Quartz Mountain Aerospace, received $32 million through Oklahoma's Rural Venture Capital Formation Incentive Act with the promise to build 415 pilot training planes. The company bought out Luscombe Aircraft and proposed to build a four-seat, single-engine airplane based on the Luscombe Model 11A, introduced in 1946. Production began, but the company closed their plant in Altus before the first plane was delivered. While Quartz Mountain Aerospace was the beneficiary of $32 million, according to some reports, the venture capital group the received double the cash sent to the aircraft company.
What is even more disturbing, according to Reynolds, is that an opinion by the Office of the Attorney General issued on December 20, 2010 made it clear that the programs are unconstitutional.
"I could say it is shocking that no legislation was introduced in the last session to fix this fraud, but it's not. A significant number of the members of the Legislature introduce bills to expand these giveaway programs, and it took a majority to pass the original bills. I have introduced bills and amendments on numerous occasions during the past several years. This legislation ranged from elimination of these types of programs to comprehensive disclosure that would allow the Legislature and the public to determine how badly the programs are failing. These measures have never been allowed a vote on the floor of the House," says Reynolds.
"Oklahoma families should not have to see their hard-earned tax dollars wasted in this way. No one can rationally justify maintaining these expensive, wasteful, unconstitutional programs and I intend to reintroduce legislation during the upcoming session to see that it stops," Reynolds concluded.
Rep. Dank echoed Reynolds criticism in view of the opinion issued by the Office of the Attorney General. To be legal, the opinion said tax-credit programs had to serve a public purpose, provide more benefit than cost, and include adequate controls and safeguards. "I believe we need to ask the court to apply that three-part test to those tax credits the Attorney General determined to be constitutionally infirm," said state Rep. Dank. "I think we need to get that process of testing these tax credits before the Supreme Court underway." Dank believes many state tax-credit programs fail the third test involving safeguards. "We have reviewed enough of these tax credits so far to know that the controls and safeguards in place are often a joke," Dank said. "In many cases, they are nonexistent."
On October 12, members of the Task Force on State Tax Credits and Economic Incentives reviewed tax incentives for the film industry. "We all get excited when Hollywood comes to Oklahoma," Dank said. "But we still need to ask if we are getting our money's worth from these generous cash rebates we offer for movie production. Hollywood glamour is one thing, but we're here first and foremost to balance the state budget with hard-earned taxpayer dollars."
He noted that similar incentive programs across the nation appear to lack adequate controls. In Iowa, a similar program allowed film producers to subsidize the purchase of new Mercedes and Range Rover automobiles with taxpayer money while also providing filmmakers' relatives with taxpayer-subsidized payments for work that was not clearly documented. "I am not suggesting that we face a similar mess here in Oklahoma, but we do need to ask if these film tax credits are serving the public purpose, if they are supported by adequate consideration, and if there are adequate controls and safeguards in place," Dank said.

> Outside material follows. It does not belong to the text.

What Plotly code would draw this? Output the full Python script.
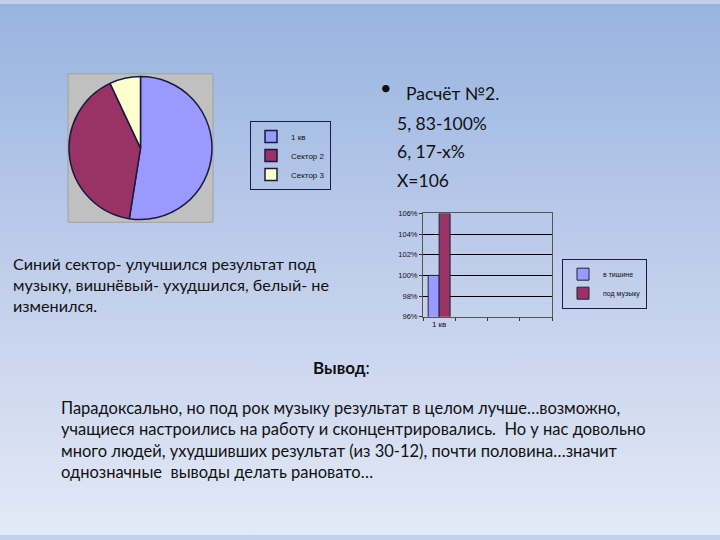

The task force also reviewed the railroad modernization tax credit, which provides credits for every mile of track rebuilt or modernized, and revisited historical preservation tax credits. Dank says that there seems to be one common thread running through the tax credits being reviewed, and that is that they appear to create very few permanent or even long-term jobs, "Railroad construction ends when the project is finished. Filmmakers stop hiring people, and their out-of-state employees go home, when the movie is done," Dank said.